Looking back on it, this was the moment I should have known for sure. There were many times before when I should have known something was wrong. He talked about different women, "amazing" women in his life, and I should have seen the lust behind those words, but THIS moment should have thrown me a lot further than it did at the time. 

He, whom I had known so well, was not himself...any more. At least, he was not the man I loved, my heart, my best friend, every night with our feet up laughing about farts and debating the validity of the Best Picture win for Titanic, eating buckets of fries from McDonald's (literally, they sold buckets for a short moment), and laughing our equally unique and ridiculous laughs. He was not himself.

He had not been himself for a long time. I just didn't see it.

I fought him, tumbling into the hole that I didn't even see coming. We wrestled, and I raged. He just wanted it to be easier, and I guess I always knew it wouldn't be...for me. 

A year later, I was in Europe, an overfilled and heavy backpack strapped to my back. It started as motivation, my first effort to build the best revenge: a better life, but revenge is usually misguided, and the most painful breaks are often born of circumstance. We were both victims. 

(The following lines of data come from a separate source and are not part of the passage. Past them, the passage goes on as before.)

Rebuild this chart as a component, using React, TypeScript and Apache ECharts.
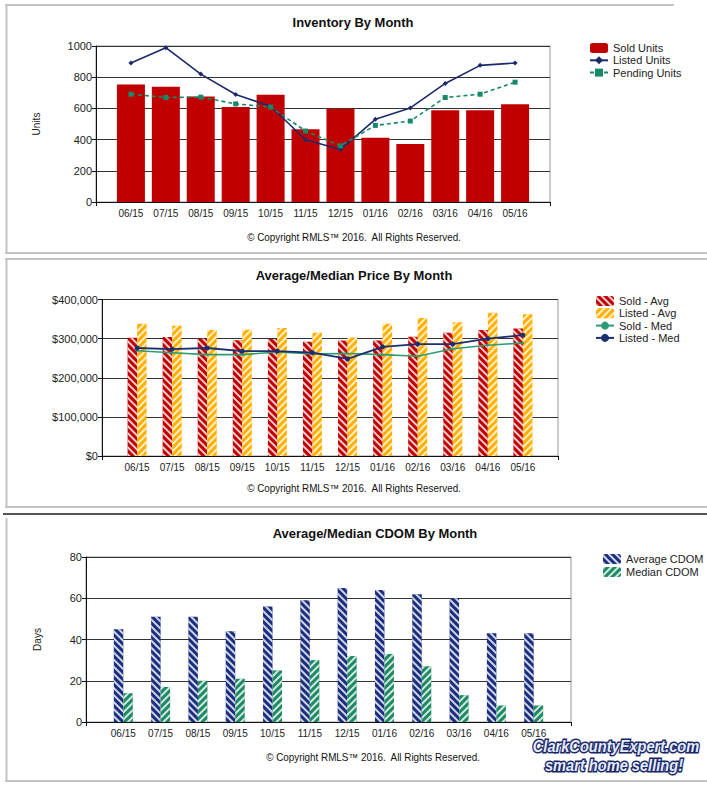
import React, { useEffect, useRef } from "react";
import * as echarts from "echarts";

const months = ["06/15", "07/15", "08/15", "09/15", "10/15", "11/15", "12/15", "01/16", "02/16", "03/16", "04/16", "05/16"];

const soldUnits = [753, 738, 676, 609, 687, 466, 597, 412, 371, 588, 588, 627];
const listedUnits = [891, 989, 820, 689, 614, 399, 337, 530, 603, 760, 876, 891];
const pendingUnits = [691, 670, 672, 629, 609, 455, 360, 491, 519, 670, 691, 768];

const soldAvg = [302000, 304000, 300000, 296000, 299000, 292000, 295000, 295000, 305000, 315000, 322000, 326000];
const listedAvg = [338000, 333000, 322000, 323000, 327000, 315000, 303000, 338000, 353000, 342000, 366000, 362000];
const soldMed = [269000, 264000, 259000, 259000, 266000, 261000, 262000, 259000, 255000, 274000, 283000, 289000];
const listedMed = [276000, 273000, 276000, 268000, 268000, 264000, 248000, 279000, 286000, 286000, 300000, 309000];

const avgCdom = [45, 51, 51, 44, 56, 59, 65, 64, 62, 60, 43, 43];
const medCdom = [14, 17, 20, 21, 25, 30, 32, 33, 27, 13, 8, 8];

const titles = ["Inventory By Month", "Average/Median Price By Month", "Average/Median CDOM By Month"];
const copyright = "\u00A9 Copyright RMLS\u2122 2016.  All Rights Reserved.";
const logoLines = ["ClarkCountyExpert.com", "smart home selling!"];

const FONT = "'Liberation Sans', Arial, sans-serif";

const cats = ["", ...months, ""];
const pad = (a: number[]) => [null, ...a, null];

const xAx = (gridIndex: number) => ({
  type: "category",
  gridIndex,
  data: cats,
  boundaryGap: false,
  axisLine: { lineStyle: { color: "#111", width: 1 } },
  axisTick: {
    show: true,
    length: 4,
    interval: (i: number) => i === 0 || i === cats.length - 1,
    lineStyle: { color: "#111" },
  },
  axisLabel: { interval: 0, fontSize: 10, color: "#222", margin: 6, fontFamily: FONT },
  splitLine: { show: false },
});

const yAx = (gridIndex: number, max: number, interval: number, formatter: (v: number) => string, extra: any = {}) => ({
  type: "value",
  gridIndex,
  min: 0,
  max,
  interval,
  axisLine: { show: true, lineStyle: { color: "#111" } },
  axisTick: { show: true, length: 4, lineStyle: { color: "#111" } },
  axisLabel: { fontSize: 11, color: "#222", margin: 4, fontFamily: FONT, formatter },
  splitLine: { show: true, lineStyle: { color: "#333", width: 1 } },
  nameTextStyle: { fontSize: 10, color: "#222", fontFamily: FONT },
  ...extra,
});

const stripes = (rot: number) => ({
  symbol: "rect",
  symbolSize: 1,
  color: "rgba(255,255,255,0.8)",
  dashArrayX: [1, 0],
  dashArrayY: [2, 3],
  rotation: rot,
});

const hline = (x1: number, x2: number, y: number, stroke: string, w: number) => ({
  type: "line",
  shape: { x1, y1: y, x2, y2: y },
  style: { stroke, lineWidth: w },
  silent: true,
});
const vline = (x: number, y1: number, y2: number, stroke: string, w: number) => ({
  type: "line",
  shape: { x1: x, y1, x2: x, y2 },
  style: { stroke, lineWidth: w },
  silent: true,
});
const ctext = (text: string, x: number, y: number, size: number, bold = false, sx = 1) => ({
  type: "text",
  x,
  y,
  scaleX: sx,
  style: {
    text,
    textAlign: "center",
    textVerticalAlign: "middle",
    fontSize: size,
    fontWeight: bold ? "bold" : "normal",
    fontFamily: FONT,
    fill: "#111",
  },
  silent: true,
});
const logoText = (text: string, x: number, y: number) => ({
  type: "text",
  x,
  y,
  scaleX: 0.86,
  style: {
    text,
    textAlign: "center",
    textVerticalAlign: "middle",
    fontSize: 17,
    fontWeight: "bold",
    fontStyle: "italic",
    fontFamily: FONT,
    fill: "#e6ecff",
    stroke: "#1a2766",
    lineWidth: 3,
  },
  silent: true,
});

export default function App() {
  const ref = useRef<HTMLDivElement>(null);

  useEffect(() => {
    document.body.style.margin = "0";
    if (!ref.current) return;
    const chart = echarts.init(ref.current, null, { renderer: "svg" });
    const legendBase = {
      orient: "vertical",
      padding: 0,
      itemWidth: 18,
      itemHeight: 10,
      itemGap: 0.3,
      textStyle: { fontSize: 11, lineHeight: 12, color: "#222", fontFamily: FONT },
      selectedMode: false,
    };
    const border = "#c4c4c4";
    const plain = (v: number) => String(v);
    const option: any = {
      animation: false,
      backgroundColor: "#fff",
      textStyle: { fontFamily: FONT },
      grid: [
        { left: 96, top: 46, width: 454, height: 156, show: true, borderColor: "#999", borderWidth: 1 },
        { left: 102, top: 299.5, width: 456, height: 156.5, show: true, borderColor: "#999", borderWidth: 1 },
        { left: 86, top: 557, width: 485, height: 165, show: true, borderColor: "#999", borderWidth: 1 },
      ],
      xAxis: [xAx(0), xAx(1), xAx(2)],
      yAxis: [
        yAx(0, 1000, 200, plain, { name: "Units", nameLocation: "middle", nameGap: 55, nameRotate: 90 }),
        yAx(1, 400000, 100000, (v: number) => "$" + v.toLocaleString("en-US")),
        yAx(2, 80, 20, plain, { name: "Days", nameLocation: "middle", nameGap: 44, nameRotate: 90 }),
      ],
      legend: [
        { ...legendBase, left: 589, top: 42, data: ["Sold Units", "Listed Units", "Pending Units"] },
        { ...legendBase, left: 595, top: 295, data: ["Sold - Avg", "Listed - Avg", "Sold - Med", "Listed - Med"] },
        { ...legendBase, left: 603, top: 553, itemGap: 1, data: ["Average CDOM", "Median CDOM"] },
      ],
      series: [
        {
          name: "Sold Units",
          type: "bar",
          xAxisIndex: 0,
          yAxisIndex: 0,
          barWidth: 28,
          itemStyle: { color: "#C00000" },
          data: pad(soldUnits),
        },
        {
          name: "Listed Units",
          type: "line",
          xAxisIndex: 0,
          yAxisIndex: 0,
          symbol: "diamond",
          symbolSize: 5,
          itemStyle: { color: "#1B2A6B" },
          lineStyle: { color: "#1B2A6B", width: 1.6 },
          data: pad(listedUnits),
        },
        {
          name: "Pending Units",
          type: "line",
          xAxisIndex: 0,
          yAxisIndex: 0,
          symbol: "rect",
          symbolSize: 5,
          itemStyle: { color: "#17896A" },
          lineStyle: { color: "#17896A", width: 1.6, type: [4, 3] },
          data: pad(pendingUnits),
        },
        {
          name: "Sold - Avg",
          type: "bar",
          xAxisIndex: 1,
          yAxisIndex: 1,
          barWidth: 9.5,
          barGap: "0%",
          itemStyle: { color: "#C00000", decal: stripes(Math.PI / 4) },
          data: pad(soldAvg),
        },
        {
          name: "Listed - Avg",
          type: "bar",
          xAxisIndex: 1,
          yAxisIndex: 1,
          barWidth: 9.5,
          barGap: "0%",
          itemStyle: { color: "#FFB000", decal: stripes(-Math.PI / 4) },
          data: pad(listedAvg),
        },
        {
          name: "Sold - Med",
          type: "line",
          xAxisIndex: 1,
          yAxisIndex: 1,
          symbol: "circle",
          symbolSize: 2.5,
          itemStyle: { color: "#2E9C72" },
          lineStyle: { color: "#2E9C72", width: 1.6 },
          data: pad(soldMed),
        },
        {
          name: "Listed - Med",
          type: "line",
          xAxisIndex: 1,
          yAxisIndex: 1,
          symbol: "circle",
          symbolSize: 5,
          itemStyle: { color: "#1B2F70" },
          lineStyle: { color: "#1B2F70", width: 1.8 },
          data: pad(listedMed),
        },
        {
          name: "Average CDOM",
          type: "bar",
          xAxisIndex: 2,
          yAxisIndex: 2,
          barWidth: 9.5,
          barGap: "0%",
          itemStyle: { color: "#1B2F7E", decal: stripes(Math.PI / 4) },
          data: pad(avgCdom),
        },
        {
          name: "Median CDOM",
          type: "bar",
          xAxisIndex: 2,
          yAxisIndex: 2,
          barWidth: 9.5,
          barGap: "0%",
          itemStyle: { color: "#1E8A64", decal: stripes(-Math.PI / 4) },
          data: pad(medCdom),
        },
      ],
      graphic: [
        hline(5, 674, 5, border, 2),
        vline(6.5, 5, 253, border, 2),
        hline(5, 707, 253, border, 2),
        hline(5, 707, 259, border, 2),
        vline(6.5, 259, 507, border, 2),
        hline(5, 707, 507, border, 2),
        hline(3, 707, 514, "#555", 2),
        vline(6.5, 518, 781, border, 2),
        hline(5, 707, 781, border, 2),
        ctext(titles[0], 353, 22.5, 13.5, true, 0.96),
        ctext(titles[1], 354, 275.5, 13.5, true, 0.96),
        ctext(titles[2], 375, 533, 13.5, true, 0.96),
        ctext(copyright, 354, 237, 10.5, false, 0.94),
        ctext(copyright, 354, 488.5, 10.5, false, 0.94),
        ctext(copyright, 373, 757, 10.5, false, 0.94),
        logoText(logoLines[0], 616, 746),
        logoText(logoLines[1], 614, 765),
      ],
    };
    chart.setOption(option);
    return () => chart.dispose();
  }, []);

  return <div ref={ref} style={{ position: "absolute", left: 0, top: 0, width: 707, height: 785 }} />;
}
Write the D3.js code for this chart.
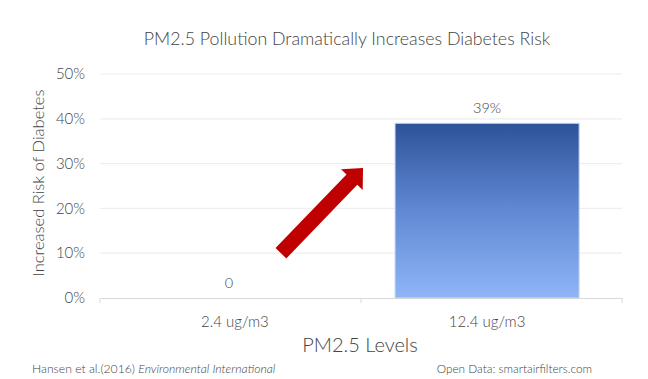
<!DOCTYPE html>
<html>
<head>
<meta charset="utf-8">
<script src="https://cdn.jsdelivr.net/npm/d3@7"></script>
<style>
  body { margin: 0; background: #fff; }
  text { font-family: Lato, "Open Sans", sans-serif; fill: #444444; font-weight: 300; }
</style>
</head>
<body>
<svg id="chart" width="648" height="379"></svg>
<script>
// chart data
let categories = ["2.4 ug/m3", "12.4 ug/m3"];
let riskValues = [0, 0.39];
let valueLabels = ["0", "39%"];
let yTicks = [0, 0.1, 0.2, 0.3, 0.4, 0.5];

let margin = {left: 100, right: 26, top: 74, bottom: 81};
let width = 648, height = 379;
let plotMid = margin.left + (width - margin.left - margin.right) / 2;

let svg = d3.select("#chart");

let x = d3.scaleBand()
  .domain(categories)
  .range([margin.left, width - margin.right])
  .paddingInner(0.27)
  .paddingOuter(0.17);

let y = d3.scaleLinear()
  .domain([0, 0.5])
  .range([height - margin.bottom, margin.top]);

// gradient for the bar
let defs = svg.append("defs");
let grad = defs.append("linearGradient")
  .attr("id", "barGrad")
  .attr("x1", 0).attr("y1", 0).attr("x2", 0).attr("y2", 1);
grad.append("stop").attr("offset", "0%").attr("stop-color", "#2d5298");
grad.append("stop").attr("offset", "50%").attr("stop-color", "#6189d4");
grad.append("stop").attr("offset", "100%").attr("stop-color", "#8fb5f6");

// gridlines
svg.append("g")
  .selectAll("line")
  .data(yTicks.slice(1))
  .join("line")
  .attr("x1", margin.left)
  .attr("x2", width - margin.right)
  .attr("y1", d => y(d))
  .attr("y2", d => y(d))
  .style("stroke", "#eeeeee")
  .style("stroke-width", 1.2);

// y tick labels
svg.append("g")
  .selectAll("text")
  .data(yTicks)
  .join("text")
  .attr("x", margin.left - 15)
  .attr("y", d => y(d))
  .attr("dy", "0.35em")
  .style("text-anchor", "end")
  .style("font-size", "15px")
  .text(d => d3.format(".0%")(d));

// bars
svg.append("g")
  .selectAll("rect")
  .data(riskValues)
  .join("rect")
  .attr("x", (d, i) => x(categories[i]))
  .attr("y", d => y(d))
  .attr("width", x.bandwidth())
  .attr("height", d => y(0) - y(d))
  .style("fill", "url(#barGrad)")
  .style("stroke", "#c5d7f5")
  .style("stroke-width", 1);

// value labels
svg.append("g")
  .selectAll("text")
  .data(riskValues)
  .join("text")
  .attr("x", (d, i) => x(categories[i]) + x.bandwidth() / 2 - (d === 0 ? 6 : 0))
  .attr("y", d => y(d) - 10)
  .style("text-anchor", "middle")
  .style("font-size", "14.5px")
  .text((d, i) => valueLabels[i]);

// x axis
let xAxis = d3.axisBottom(x).tickSize(0).tickPadding(18);
let axisG = svg.append("g")
  .attr("transform", "translate(0," + y(0) + ")")
  .call(xAxis);
axisG.select(".domain").style("stroke", "#d9d9d9").style("stroke-width", 1.2);
axisG.selectAll("text")
  .style("font-size", "15px")
  .style("font-family", "Lato, sans-serif")
  .style("font-weight", 300)
  .style("fill", "#444444");

// category boundary ticks
let bounds = [margin.left, plotMid, width - margin.right];
axisG.selectAll(".sep")
  .data(bounds)
  .join("line")
  .attr("x1", d => d).attr("x2", d => d)
  .attr("y1", 0).attr("y2", 5)
  .style("stroke", "#d9d9d9");

// arrow
let arrowStart = [x(categories[0]) + x.bandwidth() * 0.75, y(0.1)];
let arrowEnd = [plotMid + 2, y(0.29)];
let dx = arrowEnd[0] - arrowStart[0], dy = arrowEnd[1] - arrowStart[1];
let len = Math.sqrt(dx * dx + dy * dy);
let ang = Math.atan2(dy, dx) * 180 / Math.PI;
let shaft = 7.5, headW = 15, headL = 16;
svg.append("path")
  .attr("transform", "translate(" + arrowStart[0] + "," + arrowStart[1] + ")rotate(" + ang + ")")
  .attr("d", "M0," + (-shaft) + "L" + (len - headL) + "," + (-shaft) + "L" + (len - headL) + "," + (-headW) +
    "L" + len + ",0L" + (len - headL) + "," + headW + "L" + (len - headL) + "," + shaft + "L0," + shaft + "Z")
  .style("fill", "#c00000");

// title
svg.append("text")
  .attr("x", 347)
  .attr("y", 45)
  .style("text-anchor", "middle")
  .style("font-size", "17.8px")
  .text("PM2.5 Pollution Dramatically Increases Diabetes Risk");

// axis titles
svg.append("text")
  .attr("transform", "translate(44," + ((y(0) + y(0.5)) / 2 - 3) + ")rotate(-90)")
  .style("text-anchor", "middle")
  .style("font-size", "16.5px")
  .text("Increased Risk of Diabetes");

svg.append("text")
  .attr("x", 360)
  .attr("y", 352)
  .style("text-anchor", "middle")
  .style("font-size", "20px")
  .text("PM2.5 Levels");

// footer
let foot = svg.append("text")
  .attr("x", 32)
  .attr("y", 373)
  .style("font-size", "12.2px");
foot.append("tspan").text("Hansen et al.(2016) ");
foot.append("tspan").style("font-style", "italic").text("Environmental International");

svg.append("text")
  .attr("x", 592)
  .attr("y", 373)
  .style("text-anchor", "end")
  .style("font-size", "11.8px")
  .text("Open Data: smartairfilters.com");
</script>
</body>
</html>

I don't want to be a victim any more.

I remember a tiny piece of the pain that day every once in a while, when I look up at the sky before the sun has finished setting, and I see the moon. I used to hold onto it like a talisman, a metal of honor for taking it in the face. 

But I had to let it go. I had to stop fighting...without losing my pluck. This is tough to say, but I used to tell people, "I'd rather die than have my heart broken like that again." I'm glad I haven't yet... died, that is.

I was thinking about trying to tie the ants in here at the end, talk about how I don't mind them any more, and how they can't hurt me...but ants are gross...and I will dance on their graves. I will delight in their demise. Is what I'm saying.

Thank you for listening, and pardon me if it seems like I'm abusing our friendship.